Galen Carey, vice president of the National Association of Evangelicals, and Mitch Hescox, president of Evangelical Environmental Network, sent a letter to ranking members of the U.S. Senate Committee on the Environment and Public Works regarding the Frank R. Lautenberg Chemical Safety for the 21st Century Act. They ask the senators to include protections for unborn children in the legislation.

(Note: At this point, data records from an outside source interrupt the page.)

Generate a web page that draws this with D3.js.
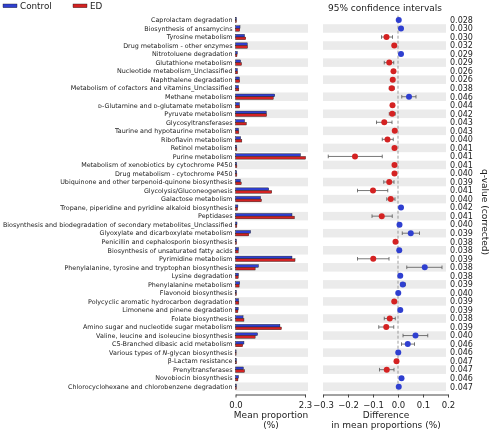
<!DOCTYPE html>
<html><head><meta charset="utf-8">
<script src="https://cdnjs.cloudflare.com/ajax/libs/d3/7.8.5/d3.min.js"></script>
<style>body{margin:0;background:#fff}svg{display:block;will-change:transform;opacity:0.999}text{font-family:"DejaVu Sans",sans-serif;fill:#222}</style>
</head><body><svg id="c" width="492" height="431"></svg>
<script>
const categories = ["Caprolactam degradation","Biosynthesis of ansamycins","Tyrosine metabolism","Drug metabolism - other enzymes","Nitrotoluene degradation","Glutathione metabolism","Nucleotide metabolism_Unclassified","Naphthalene degradation","Metabolism of cofactors and vitamins_Unclassified","Methane metabolism","\u1D05-Glutamine and \u1D05-glutamate metabolism","Pyruvate metabolism","Glycosyltransferases","Taurine and hypotaurine metabolism","Riboflavin metabolism","Retinol metabolism","Purine metabolism","Metabolism of xenobiotics by cytochrome P450","Drug metabolism - cytochrome P450","Ubiquinone and other terpenoid-quinone biosynthesis","Glycolysis/Gluconeogenesis","Galactose metabolism","Tropane, piperidine and pyridine alkaloid biosynthesis","Peptidases","Biosynthesis and biodegradation of secondary metabolites_Unclassified","Glyoxylate and dicarboxylate metabolism","Penicillin and cephalosporin biosynthesis","Biosynthesis of unsaturated fatty acids","Pyrimidine metabolism","Phenylalanine, tyrosine and tryptophan biosynthesis","Lysine degradation","Phenylalanine metabolism","Flavonoid biosynthesis","Polycyclic aromatic hydrocarbon degradation","Limonene and pinene degradation","Folate biosynthesis","Amino sugar and nucleotide sugar metabolism","Valine, leucine and isoleucine biosynthesis","C5-Branched dibasic acid metabolism","Various types of N-glycan biosynthesis","β-Lactam resistance","Prenyltransferases","Novobiocin biosynthesis","Chlorocyclohexane and chlorobenzene degradation"];
const qValues = ["0.028","0.030","0.030","0.032","0.029","0.029","0.026","0.026","0.038","0.046","0.044","0.042","0.043","0.043","0.040","0.041","0.041","0.041","0.040","0.039","0.041","0.040","0.042","0.041","0.040","0.039","0.038","0.038","0.039","0.038","0.038","0.039","0.040","0.039","0.039","0.038","0.039","0.040","0.046","0.046","0.047","0.047","0.046","0.047"];
const controlMean = [0.03,0.15,0.30,0.39,0.06,0.17,0.06,0.13,0.10,1.30,0.13,1.02,0.30,0.10,0.17,0.04,2.15,0.04,0.04,0.16,1.10,0.83,0.08,1.87,0.05,0.50,0.03,0.10,1.87,0.76,0.10,0.14,0.03,0.10,0.09,0.25,1.47,0.73,0.28,0.02,0.03,0.26,0.10,0.03];
const edMean = [0.03,0.14,0.34,0.40,0.05,0.20,0.07,0.14,0.11,1.25,0.14,1.03,0.36,0.11,0.21,0.045,2.32,0.045,0.045,0.19,1.20,0.86,0.07,1.95,0.045,0.44,0.035,0.09,1.97,0.65,0.09,0.12,0.03,0.11,0.08,0.28,1.52,0.65,0.24,0.02,0.035,0.30,0.08,0.03];
const diffValues = [0.003,0.012,-0.046,-0.015,0.012,-0.035,-0.018,-0.021,-0.025,0.044,-0.022,-0.023,-0.055,-0.013,-0.042,-0.014,-0.172,-0.014,-0.014,-0.035,-0.100,-0.029,0.012,-0.065,0.006,0.051,-0.010,0.005,-0.099,0.107,0.009,0.019,0.001,-0.015,0.009,-0.033,-0.047,0.070,0.039,0.001,-0.006,-0.045,0.014,0.003];
const ciLow = [0.000,0.008,-0.066,-0.021,0.008,-0.055,-0.022,-0.027,-0.035,0.015,-0.028,-0.035,-0.086,-0.018,-0.063,-0.017,-0.279,-0.017,-0.017,-0.057,-0.162,-0.045,0.008,-0.104,0.003,0.017,-0.013,0.001,-0.162,0.035,0.005,0.010,-0.002,-0.020,0.005,-0.055,-0.077,0.020,0.014,-0.002,-0.009,-0.074,0.008,0.000];
const ciHigh = [0.006,0.016,-0.022,-0.009,0.016,-0.017,-0.014,-0.015,-0.015,0.072,-0.016,-0.011,-0.024,-0.008,-0.019,-0.011,-0.063,-0.011,-0.011,-0.016,-0.041,-0.012,0.016,-0.023,0.009,0.086,-0.007,0.009,-0.036,0.176,0.013,0.030,0.004,-0.010,0.013,-0.011,-0.017,0.119,0.066,0.004,-0.003,-0.016,0.020,0.006];
const barTicks = [0.0, 2.3];
const diffTicks = [-0.3,-0.2,-0.1,0.0,0.1,0.2];
const groups = ["Control","ED"];

const BLUE = "#2f3fd0", RED = "#d42222", STRIPE = "#ebebeb";
const svg = d3.select("#c");
const y = d3.scaleBand().domain(categories).range([15.7, 391]).padding(0);
const bw = y.bandwidth();
const xBar = d3.scaleLinear().domain([0, 2.3]).range([235.5, 305]);
const xDiff = d3.scaleLinear().domain([-0.3, 0.2]).range([323, 448]);
const color = d3.scaleOrdinal().domain(groups).range([BLUE, RED]);

// stripes
const rows = svg.append("g");
categories.forEach((c, i) => {
  if (i % 2 === 1) {
    rows.append("rect").attr("x", 235.5).attr("y", y(c)).attr("width", 308 - 235.5).attr("height", bw).attr("fill", STRIPE);
    rows.append("rect").attr("x", 323).attr("y", y(c)).attr("width", 446 - 323).attr("height", bw).attr("fill", STRIPE);
  }
});

// labels (italic N in "N-glycan")
svg.append("g").selectAll("text").data(categories).join("text")
  .attr("x", 232.5).attr("y", d => y(d) + bw / 2).attr("dy", "0.35em")
  .attr("text-anchor", "end").attr("font-size", 6.4)
  .each(function(d) {
    const t = d3.select(this);
    const m = d.match(/^(.*of )(N)(-glycan.*)$/);
    if (m) {
      t.append("tspan").text(m[1]);
      t.append("tspan").attr("font-style", "italic").text(m[2]);
      t.append("tspan").text(m[3]);
    } else t.text(d);
  });

// bars
const bh = 2.7;
const barG = svg.append("g");
categories.forEach((c, i) => {
  const cy = y(c) + bw / 2;
  barG.append("rect").attr("x", xBar(0)).attr("y", cy - bh).attr("width", xBar(controlMean[i]) - xBar(0)).attr("height", bh)
    .attr("fill", color("Control")).attr("stroke", "#1a1a1a").attr("stroke-width", 0.4);
  barG.append("rect").attr("x", xBar(0)).attr("y", cy).attr("width", xBar(edMean[i]) - xBar(0)).attr("height", bh)
    .attr("fill", color("ED")).attr("stroke", "#1a1a1a").attr("stroke-width", 0.4);
});

// bar axis
const axB = svg.append("g").attr("transform", "translate(0,394.5)")
  .call(d3.axisBottom(xBar).tickValues(barTicks).tickFormat(d3.format(".1f")).tickSize(3).tickSizeOuter(0));
axB.select(".domain").attr("stroke", "#444");
axB.selectAll(".tick line").attr("stroke", "#444");
axB.selectAll("text").attr("font-size", 8.5).attr("font-family", "DejaVu Sans").attr("fill", "#222").attr("dy", "0.9em");

// diff axis
const axD = svg.append("g").attr("transform", "translate(0,394.5)")
  .call(d3.axisBottom(xDiff).tickValues(diffTicks).tickFormat(d => d3.format(".1f")(d).replace("-", "\u2212")).tickSize(3).tickSizeOuter(0));
axD.select(".domain").attr("stroke", "#444");
axD.selectAll(".tick line").attr("stroke", "#444");
axD.selectAll("text").attr("font-size", 8.5).attr("font-family", "DejaVu Sans").attr("fill", "#222").attr("dy", "0.9em");

// zero line
svg.append("line").attr("x1", xDiff(0)).attr("x2", xDiff(0)).attr("y1", 15.7).attr("y2", 391)
  .attr("stroke", "#777").attr("stroke-width", 0.7).attr("stroke-dasharray", "3,2");

// CIs and points
const pG = svg.append("g");
categories.forEach((c, i) => {
  const cy = y(c) + bw / 2;
  const lo = xDiff(ciLow[i]), hi = xDiff(ciHigh[i]);
  pG.append("line").attr("x1", lo).attr("x2", hi).attr("y1", cy).attr("y2", cy).attr("stroke", "#555").attr("stroke-width", 0.8);
  [lo, hi].forEach(xx => pG.append("line").attr("x1", xx).attr("x2", xx).attr("y1", cy - 1.8).attr("y2", cy + 1.8).attr("stroke", "#555").attr("stroke-width", 0.8));
  pG.append("circle").attr("cx", xDiff(diffValues[i])).attr("cy", cy).attr("r", 3)
    .attr("fill", diffValues[i] >= 0 ? color("Control") : color("ED"));
});

// q-values
svg.append("g").selectAll("text").data(categories).join("text")
  .attr("x", 450).attr("y", d => y(d) + bw / 2).attr("dy", "0.35em")
  .attr("font-size", 8).text((d, i) => qValues[i]);

// titles
svg.append("text").attr("x", 385).attr("y", 8).attr("dy", "0.35em").attr("text-anchor", "middle").attr("font-size", 9).text("95% confidence intervals");
svg.append("text").attr("transform", "translate(485,212) rotate(90)").attr("text-anchor", "middle").attr("dy", "0.35em").attr("font-size", 9).text("q-value (corrected)");
svg.append("text").attr("x", 271).attr("y", 415).attr("dy", "0.35em").attr("text-anchor", "middle").attr("font-size", 9).text("Mean proportion");
svg.append("text").attr("x", 271).attr("y", 424.5).attr("dy", "0.35em").attr("text-anchor", "middle").attr("font-size", 9).text("(%)");
svg.append("text").attr("x", 386).attr("y", 415).attr("dy", "0.35em").attr("text-anchor", "middle").attr("font-size", 9).text("Difference");
svg.append("text").attr("x", 386).attr("y", 424.5).attr("dy", "0.35em").attr("text-anchor", "middle").attr("font-size", 9).text("in mean proportions (%)");

// legend
const lg = svg.append("g");
const legX = [3, 73];
groups.forEach((g, i) => {
  lg.append("rect").attr("x", legX[i]).attr("y", 4).attr("width", 14).attr("height", 3.7).attr("fill", color(g)).attr("stroke", "#1a1a1a").attr("stroke-width", 0.4);
  lg.append("text").attr("x", legX[i] + 17).attr("y", 6).attr("dy", "0.35em").attr("font-size", 8.8).text(g);
});
</script></body></html>
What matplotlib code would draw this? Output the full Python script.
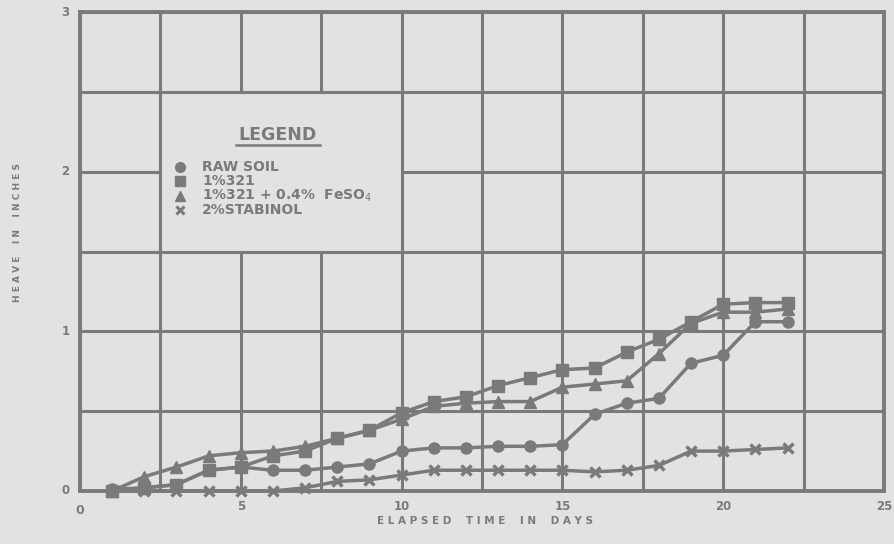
import numpy as np
import matplotlib
matplotlib.use("Agg")
import matplotlib.pyplot as plt
from matplotlib.patches import Rectangle

days = np.arange(1, 23)
raw_soil = [0.01, 0.02, 0.04, 0.13, 0.15, 0.13, 0.13, 0.15, 0.17, 0.25, 0.27,
            0.27, 0.28, 0.28, 0.29, 0.48, 0.55, 0.58, 0.80, 0.85, 1.06, 1.06]
p321 = [0.00, 0.02, 0.04, 0.13, 0.15, 0.22, 0.25, 0.33, 0.38, 0.49, 0.56,
        0.59, 0.66, 0.71, 0.76, 0.77, 0.87, 0.95, 1.06, 1.17, 1.18, 1.18]
p321_feso4 = [0.00, 0.09, 0.15, 0.22, 0.24, 0.25, 0.28, 0.33, 0.38, 0.45, 0.53,
              0.55, 0.56, 0.56, 0.65, 0.67, 0.69, 0.86, 1.05, 1.12, 1.12, 1.14]
stabinol = [0.00, 0.00, 0.00, 0.00, 0.00, 0.00, 0.02, 0.06, 0.07, 0.10, 0.13,
            0.13, 0.13, 0.13, 0.13, 0.12, 0.13, 0.16, 0.25, 0.25, 0.26, 0.27]

series = [("RAW SOIL", raw_soil, "o"),
          ("1%321", p321, "s"),
          ("1%321 + 0.4%  FeSO$_4$", p321_feso4, "^"),
          ("2%STABINOL", stabinol, "x")]

bg = "#e2e2e0"
ink = "#7a7a7a"

fig = plt.figure(figsize=(8.95, 5.44), dpi=100, facecolor=bg)
ax = fig.add_axes([80 / 895, 53 / 544, 804 / 895, 479 / 544])
ax.set_facecolor(bg)

ax.set_xlim(0, 25)
ax.set_ylim(0, 3)
ax.set_xticks(np.arange(0, 25.1, 2.5))
ax.set_yticks(np.arange(0, 3.01, 0.5))
ax.grid(True, color=ink, linewidth=2.2)
ax.set_axisbelow(True)
ax.tick_params(length=0, labelleft=False, labelbottom=False)
for s in ax.spines.values():
    s.set_color(ink)
    s.set_linewidth(2.8)

fnt = dict(color=ink, fontweight="bold", family="DejaVu Sans")
for v in [5, 10, 15, 20, 25]:
    ax.text(v, -0.1, str(v), ha="center", va="center", fontsize=8.5, **fnt)
ax.text(0, -0.12, "0", ha="center", va="center", fontsize=9, **fnt)
for v in [0, 1, 2, 3]:
    ax.text(-0.45, v, str(v), ha="center", va="center", fontsize=8.5, **fnt)
fig.text(485 / 895, 1 - 521 / 544, "E L A P S E D    T I M E    I N    D A Y S",
         ha="center", va="center", fontsize=7.5, **fnt)
fig.text(18 / 895, 1 - 232 / 544, "H E A V E    I N    I N C H E S", ha="center",
         va="center", rotation=90, fontsize=6.5, **fnt)

for name, vals, m in series:
    ax.plot(days, vals, color=ink, linewidth=2.5, marker=m,
            markersize=8 if m != "x" else 7, markeredgewidth=2.5 if m == "x" else 1,
            markerfacecolor=ink, markeredgecolor=ink, zorder=3, clip_on=False)

# legend panel sits inside one block of grid cells
ax.add_patch(Rectangle((2.5, 1.5), 7.5, 1.0, facecolor=bg, edgecolor=ink,
                       linewidth=2.2, zorder=1))
ax.text(6.15, 2.23, "LEGEND", ha="center", va="center", fontsize=12.5, **fnt)
ax.plot([4.85, 7.45], [2.17, 2.17], color=ink, linewidth=1.8, zorder=2)
rows = [2.03, 1.94, 1.85, 1.76]
for (name, vals, m), yy in zip(series, rows):
    ax.plot(3.1, yy, marker=m, color=ink, markersize=7 if m != "x" else 6,
            markeredgewidth=2.2 if m == "x" else 1, linestyle="none", zorder=2)
    ax.text(3.8, yy, name, ha="left", va="center", fontsize=10, **fnt)

fig.savefig("out.png", dpi=100, facecolor=bg)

The Honorable James Inhofe, Chairman
The Honorable Barbara Boxer, Ranking Member
The United States Senate Committee on Environment and Public Works
410 Dirksen Senate Office Bldg.
Washington, DC 20510-6175

Re: S. 697 and Unborn Children

Dear Senators:

Thank you for your service to our nation. As Christians, we are called by God to love our neighbors, taking special care that the most vulnerable or “the least of these” (Matthew 25) are protected. That’s why we appreciate Congress’s effort to reform our outdated chemical safety laws through S. 697, the Frank R. Lautenberg Chemical Safety for the 21st Century Act.

Unfortunately, the most vulnerable group — unborn children — has been left out of the current version of S. 697. But thankfully, the fix and our request is quite simple. Whenever the bill lists the populations to be protected, explicitly add unborn children. While it is not our language, the terms “developing fetus” or “developing fetuses” would be acceptable for this purpose.

The acute vulnerability of the unborn to environmental toxins is now settled science:

The developing fetus and young child is particularly vulnerable to certain environmental toxins. Critical neurodevelopmental processes occur in the human central nervous system during fetal development and in the first three years of life. These processes include cortical functional differentiation, synaptogenesis, myelination, and programmed apoptosis.[1]

This is echoed in a Fact Sheet by the Environmental Protection Agency (EPA) on the bioaccumulation of toxic chemicals: “The populations at risk … are children and the developing fetus.”

Besides the critical neurodevelopment that occurs before birth, the other major reason the unborn are so vulnerable is bioaccumulation. Chemicals readily pass from the mother through the placenta; unfortunately, a developing fetus, unlike the mother, cannot eliminate toxins through normal biological processes. In fact, one way chemicals are removed from a pregnant women is to pass them into her uterus.

A Harvard professor put it succinctly: “We only get one chance to develop a brain. The damage that occurs to a brain of a fetus or child will likely remain for the rest of his or her life.”[2]

Without the fix we are requesting, that “developing fetuses” be explicitly included as a class to be protected, our most vulnerable population will continue to be poisoned and exposed to chemicals that will substantially impact their entire lives, hinder our nation, and harm our greatest resource, our children.

The proposed legislation allows the EPA to name additional vulnerable populations; such a provision is needed so that heretofore unknown vulnerable classes can be protected once science demonstrates their vulnerability. That does not apply here, given the settled science on the dangers toxic chemicals pose to an unborn child. Explicitly listing “developing fetuses” in the law provides the strongest legal protection from day one.

Thank you for your consideration and attention to this critical omission in the current bill.

Sincerely,

Dr. Galen Carey
Vice President, Government Relations
National Association of Evangelicals

The Rev. Mitchell Hescox
President/C.E.O.
The Evangelical Environmental Network

[1] Bruce P. Lanphear, Charles V. Vorhees and David C. Bellinger, “Protecting Children from Environmental Toxins,” in PLOS Medicine March 2005.
[2] Philippe Grandjean, Only One Chance: How Environmental Pollution Impairs Brain Development and How to Protect the Brains of the Next Generation (New York: Oxford University Press, 2013).